Nonlinear energy transfers in accretion discs MRI turbulence. I-Net vertical field case

TL;DR

This paper investigates how molecular dissipation influences MRI-driven turbulence in accretion disks, revealing non local spectral energy transfers and proposing their role in the turbulence-dissipation correlation.

Contribution

It provides a spectral analysis linking molecular dissipation to MRI turbulence, emphasizing non local energy interactions and challenging existing linear theories.

Findings

Energy exchanges are mainly direct from large to small scales.

Non linear interactions are non local in spectral space.

A correlation between turbulence and dissipation may vanish with scale separation.

Abstract

The magnetorotational instability (MRI) is believed to be responsible for most of the angular momentum transport in accretion discs. However, molecular dissipation processes may drastically change the efficiency of MRI turbulence in realistic astrophysical situations. The physical origin of this dependency is still poorly understood as linear and quasi linear theories fail to explain it.

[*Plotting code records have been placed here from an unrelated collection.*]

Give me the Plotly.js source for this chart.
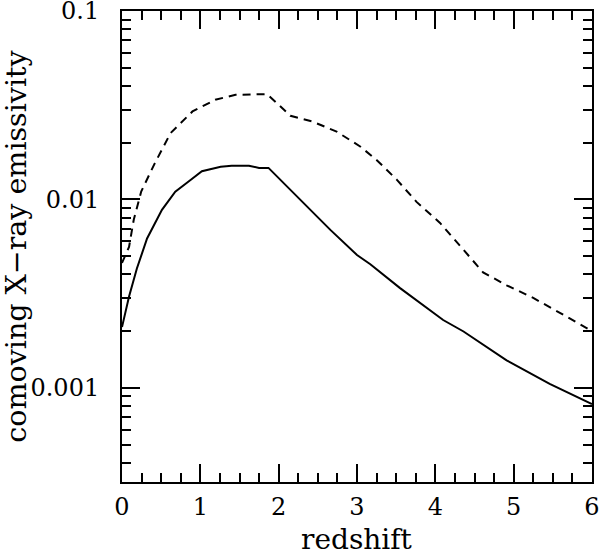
<!DOCTYPE html>
<html>
<head>
<meta charset="utf-8">
<script src="https://cdn.plot.ly/plotly-3.0.1.min.js"></script>
<style>
  body { margin: 0; background: #ffffff; }
  #chart { width: 600px; height: 550px; }
</style>
</head>
<body>
<div id="chart"></div>
<script>
// Solid curve
var solidZ = [0, 0.09, 0.19, 0.32, 0.51, 0.68, 0.85, 1.02, 1.26, 1.40, 1.62, 1.75, 1.87,
  2.28, 2.47, 2.66, 3.0, 3.17, 3.55, 4.10, 4.36, 4.91, 5.46, 6.0];
var solidV = [0.0021, 0.00305, 0.0043, 0.0062, 0.0088, 0.0110, 0.01245, 0.0141, 0.0149,
  0.0151, 0.0151, 0.0147, 0.0147, 0.00993, 0.00828, 0.00689, 0.00507, 0.00453,
  0.00338, 0.00229, 0.00199, 0.00140, 0.00105, 0.00082];

// Dashed curve
var dashZ = [0, 0.09, 0.15, 0.245, 0.41, 0.51, 0.62, 0.90, 1.19, 1.45, 1.85, 2.0, 2.15, 2.43,
  2.74, 3.04, 3.25, 3.51, 3.76, 4.06, 4.36, 4.61, 4.91, 5.25, 5.59, 6.0];
var dashV = [0.0046, 0.0056, 0.0078, 0.0110, 0.0153, 0.0185, 0.0225, 0.0293, 0.0338, 0.0359,
  0.0362, 0.0318, 0.0278, 0.0259, 0.0229, 0.0191, 0.0162, 0.0127, 0.0097,
  0.0075, 0.0054, 0.0041, 0.0035, 0.0030, 0.0025, 0.0020];

// Tick labels
var yTickVals = [0.001, 0.01, 0.1];
var yTickText = ["0.001", "0.01", "0.1"];
var xTickVals = [0, 1, 2, 3, 4, 5, 6];

var solidTrace = {
  x: solidZ,
  y: solidV,
  mode: "lines",
  type: "scatter",
  line: { color: "#000000", width: 2 },
};

var dashTrace = {
  x: dashZ,
  y: dashV,
  mode: "lines",
  type: "scatter",
  line: { color: "#000000", width: 2, dash: "8px,6px" },
};

var font = "DejaVu Serif, serif";

var layout = {
  width: 600,
  height: 550,
  showlegend: false,
  margin: { t: 11, b: 68, l: 122, r: 8, pad: 0 },
  plot_bgcolor: "#ffffff",
  paper_bgcolor: "#ffffff",
  font: { family: font, color: "#000000", size: 24 },
  xaxis: {
    range: [0, 6],
    tickvals: xTickVals,
    ticks: "inside",
    ticklen: 18,
    tickwidth: 2,
    tickcolor: "#000000",
    ticklabelstandoff: 2,
    ticklabeloverflow: "allow",
    minor: { dtick: 0.25, ticks: "inside", ticklen: 9, tickwidth: 2, tickcolor: "#000000" },
    showline: true,
    linewidth: 2,
    linecolor: "#000000",
    mirror: "allticks",
    showgrid: false,
    zeroline: false,
    tickfont: { family: font, size: 24 },
  },
  yaxis: {
    type: "log",
    range: [-3.5, -1],
    tickvals: yTickVals,
    ticktext: yTickText,
    ticks: "inside",
    ticklen: 18,
    tickwidth: 2,
    tickcolor: "#000000",
    ticklabelstandoff: 16,
    ticklabeloverflow: "allow",
    minor: { dtick: "D1", ticks: "inside", ticklen: 9, tickwidth: 2, tickcolor: "#000000" },
    showline: true,
    linewidth: 2,
    linecolor: "#000000",
    mirror: "allticks",
    showgrid: false,
    zeroline: false,
    tickfont: { family: font, size: 24 },
    title: { text: "comoving X\u2212ray emissivity", font: { family: font, size: 28.5 }, standoff: 4 },
  },
  // x title sits lower than plotly allows inside the margin, so it is an annotation
  annotations: [{
    text: "redshift",
    xref: "paper",
    yref: "paper",
    x: 0.5,
    y: 0,
    xanchor: "center",
    yanchor: "top",
    yshift: -39,
    showarrow: false,
    font: { family: font, size: 28 },
  }],
};

var config = { staticPlot: true };

Plotly.newPlot(document.getElementById("chart"), [solidTrace, dashTrace], layout, config);
</script>
</body>
</html>
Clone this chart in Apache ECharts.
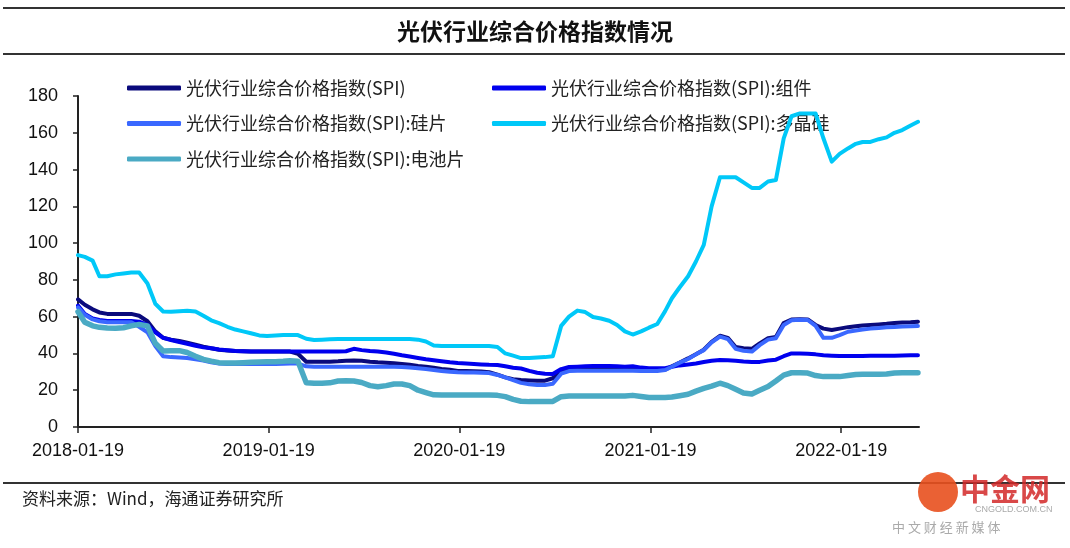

In this paper, we look for the link between molecular dissipation processes and MRI transport of angular momentum in non stratified shearing box simulations including a mean vertical field. We show that magnetic helicity is unimportant in the model we consider. We perform a spectral analysis on the simulations tracking energy exchanges in spectral space when turbulence is fully developed. We find that the energy exchanges are essentially direct (from large to small scale) whereas some non linear interactions appear to be non local in spectral space. We speculate that these non local interactions are responsible for the correlation between turbulent transport and molecular dissipation. We argue that this correlation should then disappear when a significant scale separation is achieved and we discuss several methods by which one can test this hypothesis.